>>>>

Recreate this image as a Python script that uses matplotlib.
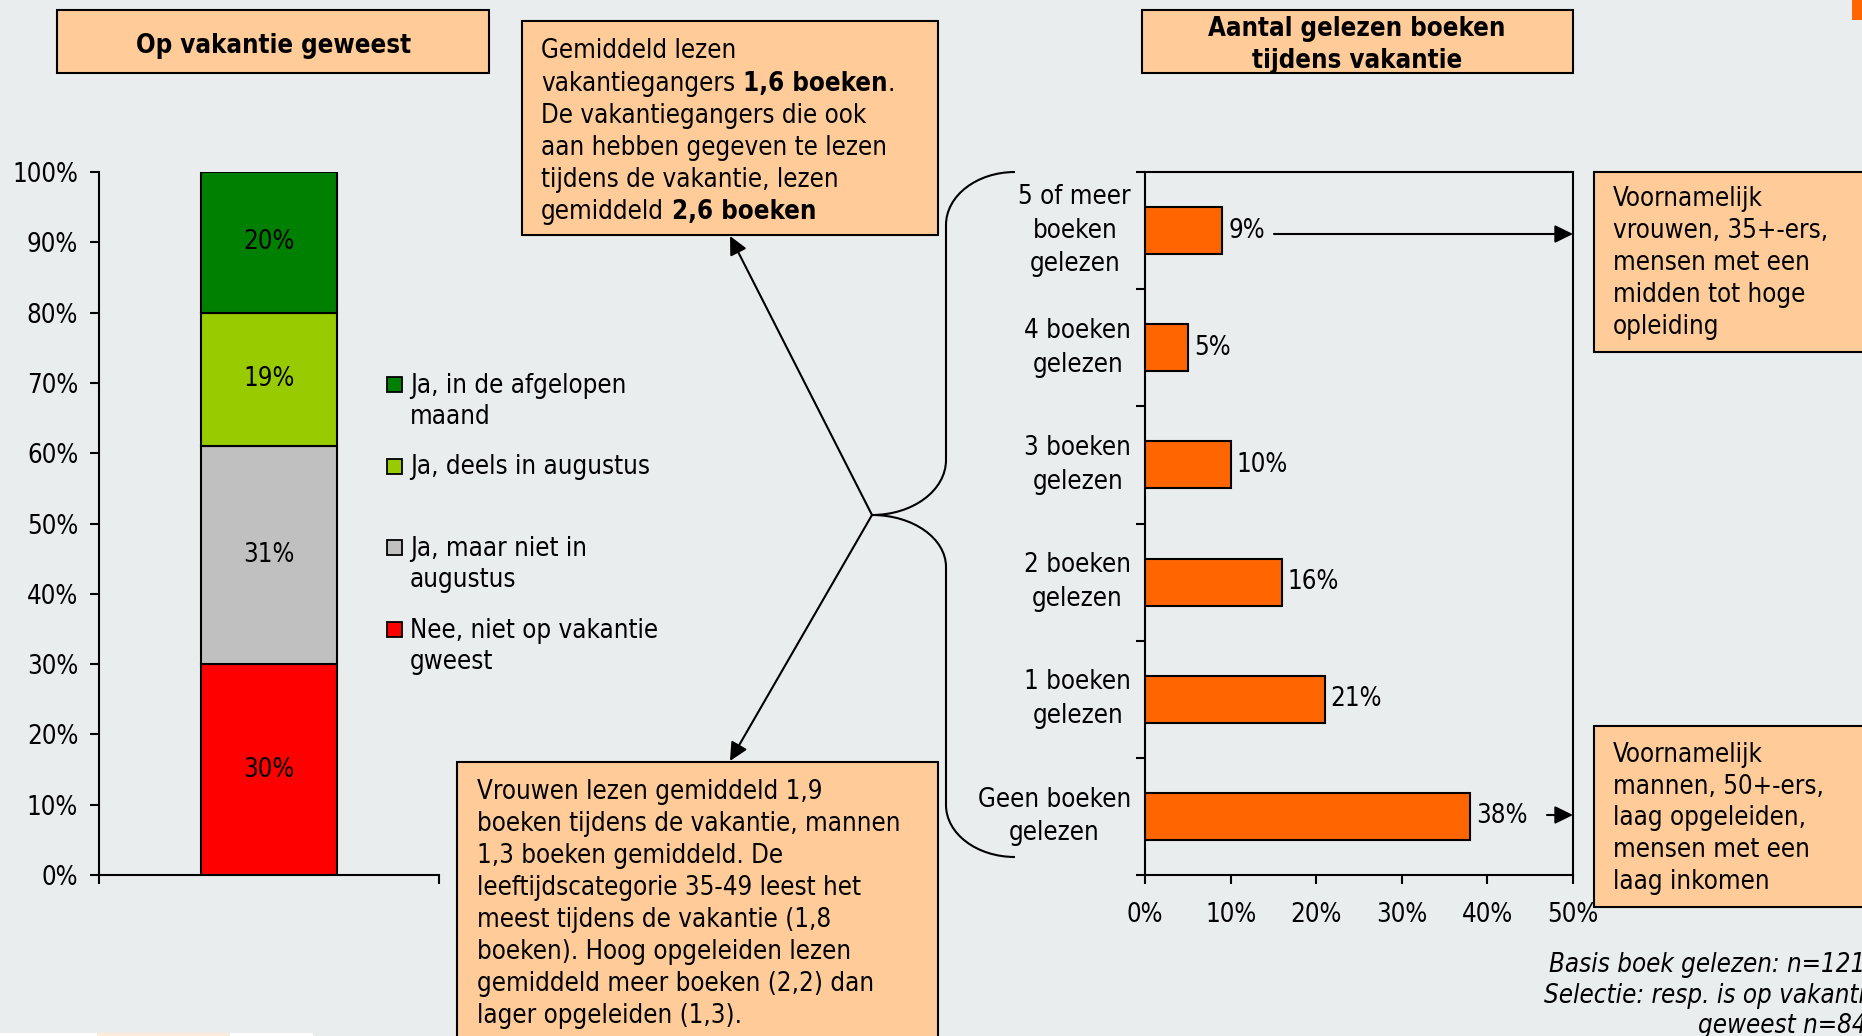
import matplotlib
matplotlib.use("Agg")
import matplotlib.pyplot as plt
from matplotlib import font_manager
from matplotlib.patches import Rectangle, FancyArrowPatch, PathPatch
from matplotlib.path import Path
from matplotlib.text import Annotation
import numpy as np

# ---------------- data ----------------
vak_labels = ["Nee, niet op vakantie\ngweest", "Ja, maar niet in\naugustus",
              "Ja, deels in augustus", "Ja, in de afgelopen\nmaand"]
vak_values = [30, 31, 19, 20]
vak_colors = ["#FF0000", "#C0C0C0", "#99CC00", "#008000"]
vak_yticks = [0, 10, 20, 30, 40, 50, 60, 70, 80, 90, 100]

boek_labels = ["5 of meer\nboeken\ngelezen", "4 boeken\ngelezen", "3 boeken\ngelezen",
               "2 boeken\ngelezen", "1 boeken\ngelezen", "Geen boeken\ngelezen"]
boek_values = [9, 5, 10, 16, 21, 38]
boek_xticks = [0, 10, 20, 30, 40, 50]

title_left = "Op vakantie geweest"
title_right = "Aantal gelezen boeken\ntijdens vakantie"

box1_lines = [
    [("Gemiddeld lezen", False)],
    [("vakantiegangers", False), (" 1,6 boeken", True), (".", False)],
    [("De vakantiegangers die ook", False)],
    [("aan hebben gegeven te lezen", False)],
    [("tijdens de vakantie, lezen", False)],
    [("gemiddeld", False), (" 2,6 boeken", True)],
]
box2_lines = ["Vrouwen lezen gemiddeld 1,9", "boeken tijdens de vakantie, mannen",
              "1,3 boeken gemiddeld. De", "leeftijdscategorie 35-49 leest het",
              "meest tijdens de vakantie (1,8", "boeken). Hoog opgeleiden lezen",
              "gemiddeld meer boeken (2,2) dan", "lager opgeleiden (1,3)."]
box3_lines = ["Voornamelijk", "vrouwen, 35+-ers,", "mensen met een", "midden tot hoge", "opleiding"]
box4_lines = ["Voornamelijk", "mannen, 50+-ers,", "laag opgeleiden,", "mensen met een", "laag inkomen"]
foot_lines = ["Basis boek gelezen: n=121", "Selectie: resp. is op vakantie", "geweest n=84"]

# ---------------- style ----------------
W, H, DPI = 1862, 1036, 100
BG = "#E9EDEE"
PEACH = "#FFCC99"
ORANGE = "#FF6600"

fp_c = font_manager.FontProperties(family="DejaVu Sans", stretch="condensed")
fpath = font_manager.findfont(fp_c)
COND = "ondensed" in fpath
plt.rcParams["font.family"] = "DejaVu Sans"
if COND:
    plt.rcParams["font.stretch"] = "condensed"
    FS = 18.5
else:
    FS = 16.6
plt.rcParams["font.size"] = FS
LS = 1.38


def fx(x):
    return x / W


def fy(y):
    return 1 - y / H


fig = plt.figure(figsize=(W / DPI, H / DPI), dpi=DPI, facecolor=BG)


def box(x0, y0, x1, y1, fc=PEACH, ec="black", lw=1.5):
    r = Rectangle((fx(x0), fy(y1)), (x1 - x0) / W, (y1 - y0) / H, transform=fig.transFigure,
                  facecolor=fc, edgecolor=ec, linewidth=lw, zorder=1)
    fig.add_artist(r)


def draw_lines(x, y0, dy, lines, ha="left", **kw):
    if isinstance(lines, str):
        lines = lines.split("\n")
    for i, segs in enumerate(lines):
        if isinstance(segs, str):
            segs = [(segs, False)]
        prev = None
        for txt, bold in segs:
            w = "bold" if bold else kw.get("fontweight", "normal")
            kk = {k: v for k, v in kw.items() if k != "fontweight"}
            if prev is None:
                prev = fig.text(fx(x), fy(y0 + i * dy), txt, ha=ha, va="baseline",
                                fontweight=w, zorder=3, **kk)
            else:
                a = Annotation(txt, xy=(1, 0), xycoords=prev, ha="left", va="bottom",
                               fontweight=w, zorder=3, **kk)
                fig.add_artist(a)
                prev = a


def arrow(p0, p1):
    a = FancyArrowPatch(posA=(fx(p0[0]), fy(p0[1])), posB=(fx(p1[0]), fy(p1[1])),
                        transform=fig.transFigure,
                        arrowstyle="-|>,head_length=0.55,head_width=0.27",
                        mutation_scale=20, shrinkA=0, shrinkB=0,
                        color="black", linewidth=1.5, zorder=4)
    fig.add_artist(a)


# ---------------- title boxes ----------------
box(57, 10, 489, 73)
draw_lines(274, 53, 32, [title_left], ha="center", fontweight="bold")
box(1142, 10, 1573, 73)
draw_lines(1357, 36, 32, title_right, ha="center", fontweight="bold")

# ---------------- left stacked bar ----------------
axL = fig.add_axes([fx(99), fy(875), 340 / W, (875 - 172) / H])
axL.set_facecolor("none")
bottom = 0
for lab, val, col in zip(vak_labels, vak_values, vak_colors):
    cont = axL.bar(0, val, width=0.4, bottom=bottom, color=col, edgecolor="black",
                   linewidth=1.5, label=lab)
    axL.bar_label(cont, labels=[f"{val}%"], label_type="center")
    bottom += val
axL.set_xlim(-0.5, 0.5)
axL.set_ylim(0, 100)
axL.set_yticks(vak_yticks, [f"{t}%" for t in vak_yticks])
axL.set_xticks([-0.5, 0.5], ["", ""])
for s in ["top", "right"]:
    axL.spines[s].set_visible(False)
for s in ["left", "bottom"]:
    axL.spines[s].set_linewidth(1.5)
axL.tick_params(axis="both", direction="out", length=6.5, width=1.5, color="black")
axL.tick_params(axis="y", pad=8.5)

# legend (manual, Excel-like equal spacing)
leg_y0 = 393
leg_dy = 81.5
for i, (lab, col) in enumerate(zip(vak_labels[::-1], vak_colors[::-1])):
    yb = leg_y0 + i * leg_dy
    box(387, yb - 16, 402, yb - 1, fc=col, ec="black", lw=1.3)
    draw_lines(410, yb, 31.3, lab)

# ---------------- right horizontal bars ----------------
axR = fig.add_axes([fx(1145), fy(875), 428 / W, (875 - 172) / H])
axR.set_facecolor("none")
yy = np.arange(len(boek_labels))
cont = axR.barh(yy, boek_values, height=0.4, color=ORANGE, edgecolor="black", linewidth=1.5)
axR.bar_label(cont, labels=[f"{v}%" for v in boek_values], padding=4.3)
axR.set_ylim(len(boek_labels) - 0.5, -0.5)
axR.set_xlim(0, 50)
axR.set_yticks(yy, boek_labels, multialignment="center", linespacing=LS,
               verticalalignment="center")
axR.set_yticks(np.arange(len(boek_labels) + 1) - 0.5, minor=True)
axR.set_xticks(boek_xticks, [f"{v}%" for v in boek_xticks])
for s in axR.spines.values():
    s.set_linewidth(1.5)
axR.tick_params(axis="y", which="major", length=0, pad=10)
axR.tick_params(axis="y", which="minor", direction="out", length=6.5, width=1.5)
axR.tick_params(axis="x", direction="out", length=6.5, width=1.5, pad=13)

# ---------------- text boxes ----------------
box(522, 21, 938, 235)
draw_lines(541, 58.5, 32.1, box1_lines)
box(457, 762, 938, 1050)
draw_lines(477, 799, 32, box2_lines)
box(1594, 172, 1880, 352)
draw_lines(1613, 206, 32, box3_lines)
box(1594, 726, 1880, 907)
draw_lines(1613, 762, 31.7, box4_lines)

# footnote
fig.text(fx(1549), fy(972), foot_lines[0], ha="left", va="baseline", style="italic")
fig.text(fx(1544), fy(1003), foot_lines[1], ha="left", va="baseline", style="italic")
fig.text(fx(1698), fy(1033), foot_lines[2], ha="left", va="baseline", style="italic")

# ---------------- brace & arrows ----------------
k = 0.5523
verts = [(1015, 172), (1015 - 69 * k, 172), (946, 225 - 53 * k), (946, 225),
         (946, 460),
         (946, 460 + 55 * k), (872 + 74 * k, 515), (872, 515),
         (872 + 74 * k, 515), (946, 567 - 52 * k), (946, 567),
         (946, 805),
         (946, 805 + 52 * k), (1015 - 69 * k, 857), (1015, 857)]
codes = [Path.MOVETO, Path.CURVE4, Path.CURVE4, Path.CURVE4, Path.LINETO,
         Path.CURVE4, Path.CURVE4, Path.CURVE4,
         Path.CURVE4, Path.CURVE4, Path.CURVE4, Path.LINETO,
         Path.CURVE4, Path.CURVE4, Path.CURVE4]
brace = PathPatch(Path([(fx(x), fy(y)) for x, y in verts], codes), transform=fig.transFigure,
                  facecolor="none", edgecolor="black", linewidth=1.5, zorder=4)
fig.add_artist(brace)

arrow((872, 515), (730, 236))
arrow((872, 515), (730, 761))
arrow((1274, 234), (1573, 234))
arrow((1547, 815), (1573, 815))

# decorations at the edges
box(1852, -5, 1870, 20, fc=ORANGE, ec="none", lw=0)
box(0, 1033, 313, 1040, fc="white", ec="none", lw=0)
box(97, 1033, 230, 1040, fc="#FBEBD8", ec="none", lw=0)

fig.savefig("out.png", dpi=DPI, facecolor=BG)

<<<<
>>>>

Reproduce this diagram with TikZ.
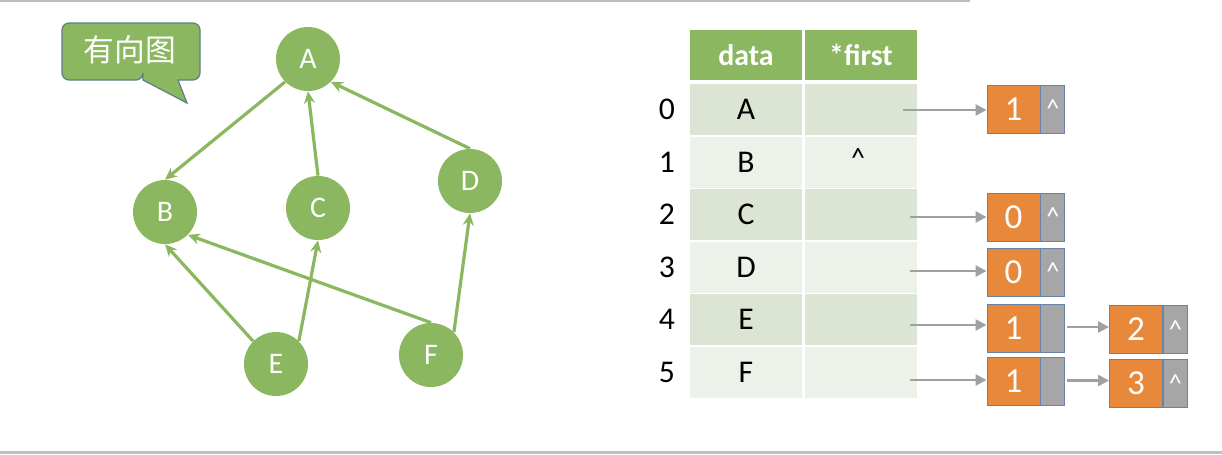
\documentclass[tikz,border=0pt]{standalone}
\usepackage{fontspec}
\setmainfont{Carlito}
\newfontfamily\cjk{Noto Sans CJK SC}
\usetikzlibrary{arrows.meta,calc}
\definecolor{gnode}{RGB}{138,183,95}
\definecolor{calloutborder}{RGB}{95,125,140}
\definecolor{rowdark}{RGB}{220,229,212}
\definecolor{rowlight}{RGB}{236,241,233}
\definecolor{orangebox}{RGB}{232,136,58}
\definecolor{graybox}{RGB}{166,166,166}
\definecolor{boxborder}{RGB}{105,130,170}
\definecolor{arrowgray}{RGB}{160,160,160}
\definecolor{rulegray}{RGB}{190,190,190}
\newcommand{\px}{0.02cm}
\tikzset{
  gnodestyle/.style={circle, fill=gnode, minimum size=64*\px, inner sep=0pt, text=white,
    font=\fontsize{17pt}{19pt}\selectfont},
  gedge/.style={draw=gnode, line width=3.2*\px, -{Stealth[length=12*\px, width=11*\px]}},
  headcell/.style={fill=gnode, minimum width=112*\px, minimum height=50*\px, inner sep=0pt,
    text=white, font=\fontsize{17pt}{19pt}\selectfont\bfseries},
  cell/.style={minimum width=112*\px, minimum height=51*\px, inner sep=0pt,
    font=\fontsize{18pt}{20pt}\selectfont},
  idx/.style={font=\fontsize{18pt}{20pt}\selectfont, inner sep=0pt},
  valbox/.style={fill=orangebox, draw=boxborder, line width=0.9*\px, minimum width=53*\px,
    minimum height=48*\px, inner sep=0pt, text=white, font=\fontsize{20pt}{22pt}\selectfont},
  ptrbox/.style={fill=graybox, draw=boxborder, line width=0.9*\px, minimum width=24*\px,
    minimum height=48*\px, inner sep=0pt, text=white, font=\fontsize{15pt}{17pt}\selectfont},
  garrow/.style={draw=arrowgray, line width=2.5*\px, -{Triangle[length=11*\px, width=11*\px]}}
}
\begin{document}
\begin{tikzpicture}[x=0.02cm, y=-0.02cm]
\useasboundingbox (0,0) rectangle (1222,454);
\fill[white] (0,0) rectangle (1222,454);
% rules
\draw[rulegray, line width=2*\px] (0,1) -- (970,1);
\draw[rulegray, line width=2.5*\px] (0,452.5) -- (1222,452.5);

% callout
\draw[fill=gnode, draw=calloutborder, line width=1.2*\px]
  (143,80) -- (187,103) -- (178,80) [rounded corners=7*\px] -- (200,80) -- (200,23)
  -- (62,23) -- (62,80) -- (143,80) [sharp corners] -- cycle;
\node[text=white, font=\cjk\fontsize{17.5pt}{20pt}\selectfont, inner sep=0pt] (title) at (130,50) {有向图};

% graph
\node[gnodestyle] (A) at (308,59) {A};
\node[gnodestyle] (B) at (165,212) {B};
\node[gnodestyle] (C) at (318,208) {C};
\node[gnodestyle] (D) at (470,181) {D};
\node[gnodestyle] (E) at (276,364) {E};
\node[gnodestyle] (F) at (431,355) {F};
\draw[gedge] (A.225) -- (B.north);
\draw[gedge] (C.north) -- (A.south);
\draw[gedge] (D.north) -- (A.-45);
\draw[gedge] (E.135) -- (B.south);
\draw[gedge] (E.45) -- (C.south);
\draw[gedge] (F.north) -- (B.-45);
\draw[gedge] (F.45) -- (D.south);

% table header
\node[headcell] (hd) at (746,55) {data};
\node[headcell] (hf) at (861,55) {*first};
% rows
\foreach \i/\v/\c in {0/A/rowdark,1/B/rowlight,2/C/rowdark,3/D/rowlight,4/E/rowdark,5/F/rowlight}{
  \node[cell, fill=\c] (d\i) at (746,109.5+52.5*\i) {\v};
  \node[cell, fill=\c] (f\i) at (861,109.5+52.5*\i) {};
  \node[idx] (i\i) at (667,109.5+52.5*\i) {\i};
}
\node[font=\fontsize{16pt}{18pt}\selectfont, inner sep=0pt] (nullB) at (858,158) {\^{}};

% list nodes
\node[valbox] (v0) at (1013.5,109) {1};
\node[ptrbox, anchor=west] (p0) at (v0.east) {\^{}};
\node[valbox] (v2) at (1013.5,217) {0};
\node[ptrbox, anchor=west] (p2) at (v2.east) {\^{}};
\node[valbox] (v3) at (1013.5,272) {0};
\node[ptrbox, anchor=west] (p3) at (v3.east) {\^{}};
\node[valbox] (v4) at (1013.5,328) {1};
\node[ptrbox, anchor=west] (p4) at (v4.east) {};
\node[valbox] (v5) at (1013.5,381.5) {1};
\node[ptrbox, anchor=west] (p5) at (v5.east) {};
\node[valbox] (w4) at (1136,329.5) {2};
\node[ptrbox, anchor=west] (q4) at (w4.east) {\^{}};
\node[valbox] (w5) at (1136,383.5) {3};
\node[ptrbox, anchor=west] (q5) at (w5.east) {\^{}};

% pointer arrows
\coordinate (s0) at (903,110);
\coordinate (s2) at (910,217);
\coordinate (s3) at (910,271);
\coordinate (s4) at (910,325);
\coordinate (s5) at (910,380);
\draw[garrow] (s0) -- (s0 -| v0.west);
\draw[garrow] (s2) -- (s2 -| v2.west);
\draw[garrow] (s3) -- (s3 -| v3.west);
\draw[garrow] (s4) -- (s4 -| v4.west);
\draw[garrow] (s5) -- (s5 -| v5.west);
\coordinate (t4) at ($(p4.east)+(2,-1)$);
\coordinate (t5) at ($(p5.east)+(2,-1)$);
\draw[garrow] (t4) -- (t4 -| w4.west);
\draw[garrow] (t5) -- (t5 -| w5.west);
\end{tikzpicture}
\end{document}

<<<<
>>>>

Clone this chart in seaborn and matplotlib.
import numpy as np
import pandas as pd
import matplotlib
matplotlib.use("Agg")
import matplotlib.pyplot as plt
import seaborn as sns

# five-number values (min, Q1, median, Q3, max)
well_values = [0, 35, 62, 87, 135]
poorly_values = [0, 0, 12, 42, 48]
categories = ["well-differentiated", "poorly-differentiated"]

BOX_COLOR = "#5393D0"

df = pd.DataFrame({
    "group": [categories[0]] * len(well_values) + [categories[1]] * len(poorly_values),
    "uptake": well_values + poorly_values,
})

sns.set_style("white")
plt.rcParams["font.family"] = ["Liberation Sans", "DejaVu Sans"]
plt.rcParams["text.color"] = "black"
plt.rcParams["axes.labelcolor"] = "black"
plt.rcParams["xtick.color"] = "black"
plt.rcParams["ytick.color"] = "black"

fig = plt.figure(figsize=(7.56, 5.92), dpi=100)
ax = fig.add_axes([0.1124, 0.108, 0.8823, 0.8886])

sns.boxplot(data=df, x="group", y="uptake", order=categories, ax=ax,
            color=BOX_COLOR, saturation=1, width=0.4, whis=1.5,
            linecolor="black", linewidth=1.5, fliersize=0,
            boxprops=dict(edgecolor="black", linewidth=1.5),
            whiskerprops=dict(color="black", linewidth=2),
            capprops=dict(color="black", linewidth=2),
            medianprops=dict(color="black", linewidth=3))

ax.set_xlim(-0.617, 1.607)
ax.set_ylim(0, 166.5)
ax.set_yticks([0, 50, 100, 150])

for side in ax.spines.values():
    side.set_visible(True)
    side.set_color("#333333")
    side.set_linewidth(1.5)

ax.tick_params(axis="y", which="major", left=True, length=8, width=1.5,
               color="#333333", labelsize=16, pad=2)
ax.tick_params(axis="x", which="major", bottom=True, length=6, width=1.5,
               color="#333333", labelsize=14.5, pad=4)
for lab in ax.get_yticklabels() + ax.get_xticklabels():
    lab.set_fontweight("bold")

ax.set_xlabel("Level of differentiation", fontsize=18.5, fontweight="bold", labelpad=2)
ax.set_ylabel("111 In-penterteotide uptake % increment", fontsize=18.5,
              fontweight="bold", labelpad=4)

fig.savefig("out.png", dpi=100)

<<<<

Nothing but the lines from the one with "Clone this chart in seaborn and matplotlib." to the one with "import seaborn as sns" should be echoed, both of them included, exactly as written.

FULL RESPONSE:
Clone this chart in seaborn and matplotlib.
import numpy as np
import pandas as pd
import matplotlib
matplotlib.use("Agg")
import matplotlib.pyplot as plt
import seaborn as sns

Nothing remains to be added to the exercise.